The following table presents a summary of the financial instruments described above as of the dates indicated:
 
March 31, 2015
 
December 31, 2014
 
(In thousands)
Loan commitments to extend credit
$
2,122,749

 
$
1,921,067

Standby letters of credit
97,540

 
88,495

Commitments to purchase equipment being acquired for lease to others
23,535

 
12,839

 
$
2,243,824

 
$
2,022,401


Commitments to extend credit are agreements to lend to a customer as long as there is no violation of any condition established in the contract. Commitments generally have fixed expiration dates or other termination clauses and may require payment of a fee.

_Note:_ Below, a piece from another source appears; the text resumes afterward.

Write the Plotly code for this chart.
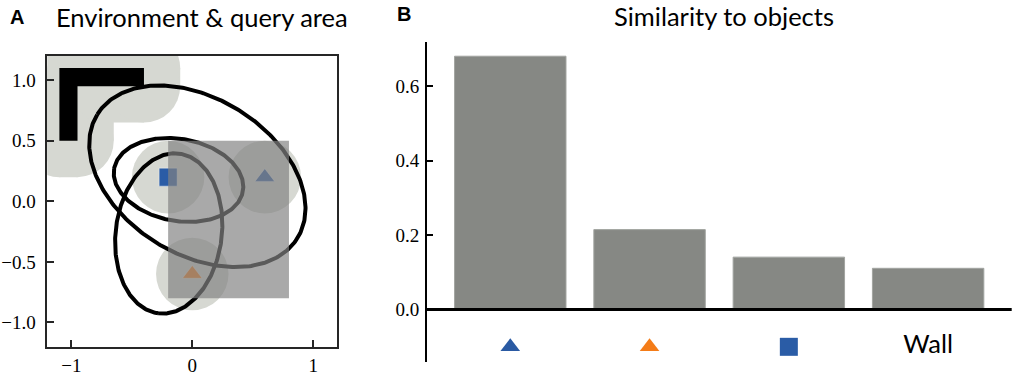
import numpy as np
import plotly.graph_objects as go

W, H = 1013, 376

# ---------------- Panel A data ----------------
WALL_X = [-1.1, -0.4, -0.4, -0.95, -0.95, -1.1]
WALL_Y = [1.1, 1.1, 0.95, 0.95, 0.5, 0.5]
HALO_R = 0.3
OBJ_X = [0.6, 0.0, -0.2]
OBJ_Y = [0.2, -0.6, 0.2]
OBJ_SYMBOLS = ["triangle-up", "triangle-up", "square"]
OBJ_SIZES = [17, 17, 18]
OBJ_COLORS = ["#2a5aa3", "#f47c18", "#2a5ca6"]
QUERY_X = [-0.2, 0.8]
QUERY_Y = [-0.8, 0.5]

# ellipses (centre, semi-axes, orientation of first axis in degrees)
ELL_CX = [0.042, -0.114, -0.195]
ELL_CY = [0.207, 0.177, -0.265]
ELL_A = [0.973, 0.541, 0.665]
ELL_B = [0.645, 0.339, 0.439]
ELL_ANGLE = [148.4, 170.1, -97.6]

A_TICKS_X = [-1, 0, 1]
A_TICKTEXT_X = ["\u22121", "0", "1"]
A_TICKS_Y = [-1.0, -0.5, 0.0, 0.5, 1.0]
A_TICKTEXT_Y = ["\u22121.0", "\u22120.5", "0.0", "0.5", "1.0"]

# ---------------- Panel B data ----------------
CATEGORIES = ["blue triangle", "orange triangle", "blue square", "Wall"]
SIMILARITY = [0.681, 0.215, 0.141, 0.111]
LABEL_SYMBOLS = ["triangle-up", "triangle-up", "square"]
LABEL_SIZES = [17, 17, 18]
LABEL_COLORS = ["#2a5aa3", "#f47c18", "#2a5ca6"]
B_TICKS_Y = [0.0, 0.2, 0.4, 0.6]
B_TICKTEXT_Y = ["0.0", "0.2", "0.4", "0.6"]

HALO_COLOR = "#d6d8d2"
BAR_COLOR = "#868884"
SERIF = "Liberation Serif"
SANS = "Lato"


def px_x(p):
    return p / W


def px_y(p):
    return 1 - p / H


fig = go.Figure()
shapes = []

# halo around wall: polygon + edge bands + vertex discs
n = len(WALL_X)
for i in range(n):
    x1, y1 = WALL_X[i], WALL_Y[i]
    x2, y2 = WALL_X[(i + 1) % n], WALL_Y[(i + 1) % n]
    if y1 == y2:
        shapes.append(dict(type="rect", xref="x", yref="y", x0=min(x1, x2), x1=max(x1, x2),
                           y0=y1 - HALO_R, y1=y1 + HALO_R, fillcolor=HALO_COLOR, line_width=0, layer="below"))
    else:
        shapes.append(dict(type="rect", xref="x", yref="y", x0=x1 - HALO_R, x1=x1 + HALO_R,
                           y0=min(y1, y2), y1=max(y1, y2), fillcolor=HALO_COLOR, line_width=0, layer="below"))
    shapes.append(dict(type="circle", xref="x", yref="y", x0=x1 - HALO_R, x1=x1 + HALO_R,
                       y0=y1 - HALO_R, y1=y1 + HALO_R, fillcolor=HALO_COLOR, line_width=0, layer="below"))
path = "M " + " L ".join(f"{x},{y}" for x, y in zip(WALL_X, WALL_Y)) + " Z"
shapes.append(dict(type="path", xref="x", yref="y", path=path, fillcolor=HALO_COLOR, line_width=0, layer="below"))
# halos around objects
for ox, oy in zip(OBJ_X, OBJ_Y):
    shapes.append(dict(type="circle", xref="x", yref="y", x0=ox - HALO_R, x1=ox + HALO_R,
                       y0=oy - HALO_R, y1=oy + HALO_R, fillcolor=HALO_COLOR, line_width=0, layer="below"))
# wall itself
shapes.append(dict(type="path", xref="x", yref="y", path=path, fillcolor="black", line_width=0, layer="below"))

# objects
fig.add_trace(go.Scatter(x=OBJ_X, y=OBJ_Y, mode="markers", xaxis="x", yaxis="y",
                         marker=dict(symbol=OBJ_SYMBOLS, size=OBJ_SIZES, color=OBJ_COLORS, opacity=1,
                                     line=dict(color="rgba(255,255,255,0.5)", width=0.8)),
                         opacity=1, hoverinfo="skip", showlegend=False))

# ellipses
t = np.linspace(0, 2 * np.pi, 361)
for cx, cy, a, b, ang in zip(ELL_CX, ELL_CY, ELL_A, ELL_B, ELL_ANGLE):
    th = np.radians(ang)
    ex = cx + a * np.cos(t) * np.cos(th) - b * np.sin(t) * np.sin(th)
    ey = cy + a * np.cos(t) * np.sin(th) + b * np.sin(t) * np.cos(th)
    fig.add_trace(go.Scatter(x=ex, y=ey, mode="lines", xaxis="x", yaxis="y",
                             line=dict(color="black", width=4), hoverinfo="skip", showlegend=False))

# query area (drawn over everything)
shapes.append(dict(type="rect", xref="x", yref="y", x0=QUERY_X[0], x1=QUERY_X[1], y0=QUERY_Y[0], y1=QUERY_Y[1],
                   fillcolor="rgba(131,131,131,0.69)", line_width=0, layer="above"))

# ---------------- Panel B ----------------
xb = list(range(len(CATEGORIES)))
fig.add_trace(go.Bar(x=xb, y=SIMILARITY, xaxis="x2", yaxis="y2", width=0.8,
                     marker=dict(color=BAR_COLOR, line=dict(color="#a2a4a0", width=1)),
                     hoverinfo="skip", showlegend=False))
fig.add_trace(go.Scatter(x=xb[:3], y=[-0.1] * 3, mode="markers", xaxis="x2", yaxis="y2",
                         marker=dict(symbol=LABEL_SYMBOLS, size=LABEL_SIZES, color=LABEL_COLORS, opacity=1,
                                     line=dict(width=0)),
                         opacity=1, hoverinfo="skip", showlegend=False, cliponaxis=False))
fig.add_trace(go.Scatter(x=[xb[3]], y=[-0.1], mode="text", text=[CATEGORIES[3]], xaxis="x2", yaxis="y2",
                         textfont=dict(family=SANS, size=25.5, color="black"), textposition="middle center",
                         hoverinfo="skip", showlegend=False, cliponaxis=False))
shapes.append(dict(type="line", xref="x2 domain", yref="y2", x0=0, x1=1, y0=0, y1=0,
                   line=dict(color="black", width=3), layer="above"))

fig.update_layout(
    width=W, height=H, margin=dict(l=0, r=0, t=0, b=0, autoexpand=False),
    paper_bgcolor="white", plot_bgcolor="white",
    shapes=shapes,
    xaxis=dict(domain=[px_x(47.3), px_x(337.3)], range=[-1.2, 1.2], showgrid=False, zeroline=False,
               automargin=False,
               showline=True, mirror=True, linecolor="#262626", linewidth=1.5,
               ticks="inside", ticklen=7, tickwidth=1.5, tickcolor="#262626",
               tickvals=A_TICKS_X, ticktext=A_TICKTEXT_X, ticklabelstandoff=1,
               tickfont=dict(family=SERIF, size=19, color="black")),
    yaxis=dict(domain=[px_y(346.7), px_y(56)], range=[-1.2, 1.2], showgrid=False, zeroline=False,
               automargin=False,
               showline=True, mirror=True, linecolor="#262626", linewidth=1.5,
               ticks="inside", ticklen=7, tickwidth=1.5, tickcolor="#262626",
               tickvals=A_TICKS_Y, ticktext=A_TICKTEXT_Y, ticklabelstandoff=6,
               tickfont=dict(family=SERIF, size=19, color="black")),
    xaxis2=dict(domain=[px_x(426.7), px_x(1011.7)], range=[-0.6, 3.6], showgrid=False, zeroline=False,
                automargin=False,
                showline=False, showticklabels=False, ticks=""),
    yaxis2=dict(domain=[px_y(361.7), px_y(41.7)], range=[-0.14, 0.72], showgrid=False, zeroline=False,
                automargin=False,
                showline=True, linecolor="black", linewidth=1.5, anchor="x2",
                ticks="inside", ticklen=7, tickwidth=1.5, tickcolor="black",
                tickvals=B_TICKS_Y, ticktext=B_TICKTEXT_Y, ticklabelstandoff=2,
                tickfont=dict(family=SERIF, size=19, color="black")),
    annotations=[
        dict(text="<b>A</b>", x=px_x(16.5), y=px_y(17), xref="paper", yref="paper", showarrow=False,
             xanchor="center", yanchor="middle", font=dict(family="Liberation Sans", size=20, color="black")),
        dict(text="Environment &amp; query area", x=px_x(202), y=px_y(17), xref="paper", yref="paper",
             showarrow=False, xanchor="center", yanchor="middle", font=dict(family=SANS, size=25.5, color="black")),
        dict(text="<b>B</b>", x=px_x(403.7), y=px_y(14), xref="paper", yref="paper", showarrow=False,
             xanchor="center", yanchor="middle", font=dict(family="Liberation Sans", size=20, color="black")),
        dict(text="Similarity to objects", x=px_x(723.5), y=px_y(16), xref="paper", yref="paper",
             showarrow=False, xanchor="center", yanchor="middle", font=dict(family=SANS, size=25.5, color="black")),
    ],
)

fig.write_html("out.html", config={"displayModeBar": False},
               post_script="document.body.style.margin='0px';")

Since many of the commitments are expected to expire without being drawn upon, the total commitment amounts do not necessarily represent future cash requirements.
Standby letters of credit are conditional commitments issued by the Company to guarantee the performance of a customer to a third party. We provide standby letters of credit in conjunction with several of our lending arrangements and property lease obligations. Most guarantees expire within one year from the date of issuance. If a borrower defaults on its commitments subject to any letter of credit issued under these arrangements, we would be required to meet the borrower's financial obligation but would seek repayment of that financial obligation from the borrower. In some cases, borrowers have pledged cash and investment securities as collateral with us under these arrangements.
In addition, the Company has investments in low income housing project partnerships, which provide the Company income tax credits, and in a few small business investment companies. The investments call for capital contributions up to an amount specified in the partnership agreements. As of March 31, 2015 and December 31, 2014, the Company had commitments to contribute capital to these entities totaling $13.4 million and $11.0 million. In connection with equity investments added from the CapitalSource Inc. merger, we had commitments to contribute up to an additional $2.8 million and $2.9 million to 11 private equity funds at March 31, 2015 and December 31, 2014.
Legal Matters
In the ordinary course of our business, we are party to various legal actions, which we believe are incidental to the operation of our business. The outcome of such legal actions and the timing of ultimate resolution are inherently difficult to predict. In the opinion of management, based upon information currently available to us, any resulting liability, in addition to amounts already accrued, would not have a material adverse effect on the Company’s financial statements or operations.